George Jenkins (Designer) Obituary
George Jenkins, a set and lighting designer who worked on dozens of Broadway shows, and was four times nominated for a Tony Award, died April 6, 2007, at his home in Santa Monica, CA. He was 98. After a few years serving as assistant to the legendary scenic designer Jo Mielziner, Mr. Jenkins designed his first Broadway set for a 1943 musical comedy called Early to Bed. It was a hit, and in the next few years he became extreme busy, designing the sets and lighting for shows such as Mexican Hayride, I Remember Mama, Dark of the Moon, Are You With It?, Lost in the Stars, Bell, Book and Candle and Strange Fruit.

Of Bell, Book and Candle, Harold Clurman wrote "George Jenkins catches the atmosphere of elegant comfort and semi-bohemian familiarity with admirable scenic rightness."

The 1950s brought work on such notable shows as The Bad Seed, Two for the Seesaw, The Desk Set and The Miracle Worker. The latter William Gibson play became one of his best known credits. He was nominated for a Tony Award for the show. His other nominations were for The Happiest Millionaire, Too Late the Phalarope and 13 Daughters.

Writing about Mr. Jenkins' set for his play Two for the Seesaw, Gibson said, "The action took place in two unconnected flats… [George] has conceived these as separable and doubly mobile, riding on tracks onstage and off, and each on its own turntable swinging to present various views of itself from scene to scene. This inventive design…[would] multiply the visual possibilities of a show which…needed every element a variety we could get into it."

He continued to design into the mid-70s, working on comedies like A Thousand Clowns and Sly Fox and dramas like Wait Until Dark and The Royal Hunt of the Sun.

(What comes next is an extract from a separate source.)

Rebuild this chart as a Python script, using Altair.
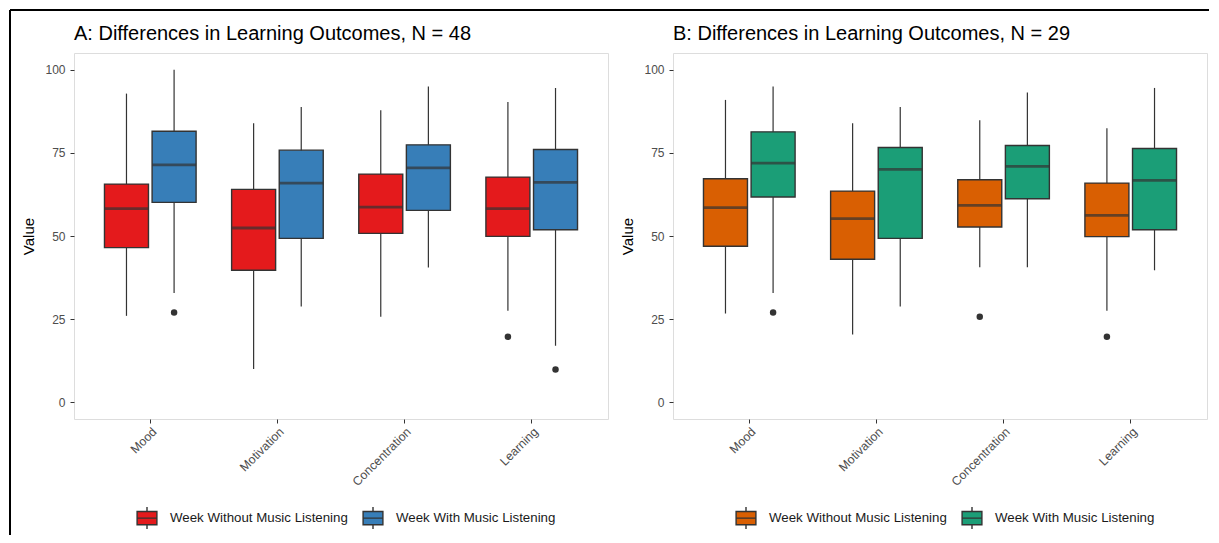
import altair as alt
import pandas as pd

categories = ["Mood", "Motivation", "Concentration", "Learning"]
groups = ["Week Without Music Listening", "Week With Music Listening"]

# Panel A (N = 48)
a_without_low = [26.0, 10.0, 25.7, 27.5]
a_without_q1 = [46.5, 39.7, 50.8, 49.9]
a_without_med = [58.2, 52.4, 58.7, 58.2]
a_without_q3 = [65.6, 64.0, 68.6, 67.7]
a_without_high = [92.8, 83.9, 87.8, 90.3]

a_with_low = [32.9, 28.8, 40.5, 17.0]
a_with_q1 = [60.1, 49.3, 57.7, 51.9]
a_with_med = [71.4, 65.9, 70.5, 66.1]
a_with_q3 = [81.5, 75.8, 77.4, 76.0]
a_with_high = [100.0, 88.8, 94.9, 94.5]

a_out_cat = ["Mood", "Learning", "Learning"]
a_out_group = [groups[1], groups[0], groups[1]]
a_out_val = [27.0, 19.7, 9.9]

# Panel B (N = 29)
b_without_low = [26.7, 20.4, 40.6, 27.5]
b_without_q1 = [46.9, 43.0, 52.7, 49.8]
b_without_med = [58.5, 55.2, 59.2, 56.2]
b_without_q3 = [67.2, 63.5, 66.9, 65.9]
b_without_high = [90.9, 83.9, 84.8, 82.4]

b_with_low = [32.9, 28.8, 40.6, 39.7]
b_with_q1 = [61.7, 49.3, 61.2, 51.9]
b_with_med = [71.9, 70.0, 70.9, 66.7]
b_with_q3 = [81.3, 76.6, 77.2, 76.3]
b_with_high = [94.9, 88.8, 93.1, 94.5]

b_out_cat = ["Mood", "Concentration", "Learning"]
b_out_group = [groups[1], groups[0], groups[0]]
b_out_val = [27.0, 25.7, 19.7]

titles = ["A: Differences in Learning Outcomes, N = 48",
          "B: Differences in Learning Outcomes, N = 29"]

colors_a = ["#E41A1C", "#377EB8"]
colors_b = ["#D95F02", "#1B9E77"]

FONT = "Liberation Sans"
BOX_PATH = "M-0.9,-0.6H0.9V0.6H-0.9Z M-0.9,0H0.9 M0,-1V-0.6 M0,0.6V1"
W, H = 534, 366


def stats_frame(without, with_):
    rows = []
    for g, s in zip(groups, [without, with_]):
        low, q1, med, q3, high = s
        for i, c in enumerate(categories):
            rows.append(dict(category=c, group=g, low=low[i], q1=q1[i],
                             med=med[i], q3=q3[i], high=high[i]))
    return pd.DataFrame(rows)


def panel(stats, out, colors, title, frame_left):
    x = alt.X("category:N", sort=categories,
              scale=alt.Scale(paddingInner=0, paddingOuter=0.1),
              axis=alt.Axis(title=None, labelAngle=-45, labelFontSize=12.3,
                            labelColor="#4D4D4D", labelFont=FONT, labelLimit=0,
                            tickColor="#333333", tickSize=4, domain=False,
                            labelPadding=2))
    xo = alt.XOffset("group:N", sort=groups,
                     scale=alt.Scale(domain=groups, paddingInner=0, paddingOuter=0.335))
    yscale = alt.Scale(domain=[-5, 105], nice=False, zero=False)
    yaxis = alt.Axis(title="Value", values=[0, 25, 50, 75, 100], grid=False,
                     domain=False, tickColor="#333333", tickSize=4,
                     labelFontSize=12, labelColor="#4D4D4D", labelFont=FONT,
                     labelPadding=5,
                     titleFontSize=15, titleFont=FONT, titleColor="#000000",
                     titleFontWeight="normal", titlePadding=8)
    base = alt.Chart(stats)
    whisker = base.mark_rule(color="#333333", strokeWidth=1.2).encode(
        x=x, xOffset=xo,
        y=alt.Y("low:Q", scale=yscale, axis=yaxis), y2="high:Q")
    box = base.mark_bar(width=44, stroke="#333333", strokeWidth=1.4).encode(
        x=x, xOffset=xo, y=alt.Y("q1:Q", scale=yscale), y2="q3:Q",
        color=alt.Color("group:N", sort=groups,
                        scale=alt.Scale(domain=groups, range=colors),
                        legend=alt.Legend(title=None, orient="none",
                                          direction="horizontal",
                                          legendX=61, legendY=453,
                                          symbolType=BOX_PATH, symbolSize=484,
                                          symbolStrokeColor="#333333",
                                          symbolStrokeWidth=1.4,
                                          symbolOpacity=1, labelLimit=0,
                                          labelFontSize=13.3, labelFont=FONT,
                                          labelColor="#1A1A1A", labelOffset=11,
                                          columnPadding=12, padding=0)))
    median = base.mark_tick(color="#333333", thickness=2.8, size=44).encode(
        x=x, xOffset=xo, y=alt.Y("med:Q", scale=yscale))
    pts = alt.Chart(out).mark_circle(color="#333333", size=42, opacity=1).encode(
        x=x, xOffset=xo, y=alt.Y("value:Q", scale=yscale))

    fr = alt.Chart(pd.DataFrame({"k": [0]}))
    head = fr.mark_text(text=title, align="left", baseline="alphabetic",
                        fontSize=20, font=FONT, color="#000000").encode(
        x=alt.value(0), y=alt.value(-13))
    layers = [whisker, box, median, pts, head]
    # figure frame: black line along the top and left edge of the figure
    if frame_left:
        layers.append(fr.mark_rule(color="#000000", strokeWidth=2).encode(
            x=alt.value(-64), y=alt.value(-43), y2=alt.value(482)))
        layers.append(fr.mark_rule(color="#000000", strokeWidth=2).encode(
            x=alt.value(-64), x2=alt.value(W), y=alt.value(-43)))
    else:
        layers.append(fr.mark_rule(color="#000000", strokeWidth=2).encode(
            x=alt.value(-66), x2=alt.value(W + 2), y=alt.value(-43)))
    return alt.layer(*layers).properties(width=W, height=H)


stats_a = stats_frame([a_without_low, a_without_q1, a_without_med, a_without_q3, a_without_high],
                      [a_with_low, a_with_q1, a_with_med, a_with_q3, a_with_high])
stats_b = stats_frame([b_without_low, b_without_q1, b_without_med, b_without_q3, b_without_high],
                      [b_with_low, b_with_q1, b_with_med, b_with_q3, b_with_high])
out_a = pd.DataFrame(dict(category=a_out_cat, group=a_out_group, value=a_out_val))
out_b = pd.DataFrame(dict(category=b_out_cat, group=b_out_group, value=b_out_val))

left = panel(stats_a, out_a, colors_a, titles[0], True)
right = panel(stats_b, out_b, colors_b, titles[1], False)

chart = alt.hconcat(left, right, spacing=-5).resolve_scale(
    color="independent", x="independent", y="independent", xOffset="independent"
).configure_view(stroke="#555555", strokeWidth=1).configure(
    padding={"left": 0, "top": 0, "right": 0, "bottom": 0}
)

chart.save("out.html", embed_options={"renderer": "svg", "actions": False})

Mr. Jenkins also worked extensively in film, winning an Oscar for his memorably hyper-realistic newsroom sets for "All the President's Men." "It was absolutely faithful; he had re-created it down to the trash on our desks," Carl Bernstein told the Los Angeles Times this week. "It was a remarkable achievement." He got another Oscar nomination for "The China Syndrome." Mr. Jenkins frequently worked with director Alan J. Pakula, working on his films "Klute," "Starting Over," "The Parallax View" and "Presumed Innocent," the designer's final movie credit.

Other films include "Mickey One," "1776," "The Paper Chase," "Night Moves," "Sophie's Choice" and "Orphans."

Jenkins was divorced from his first wife, Barbara. His second wife, television producer Phyllis Adams Jenkins, died in 2004.

Besides his granddaughter, who lives in Santa Monica, Jenkins is survived by his daughter from his first marriage, Jane Jenkins Dumais of New Hampshire.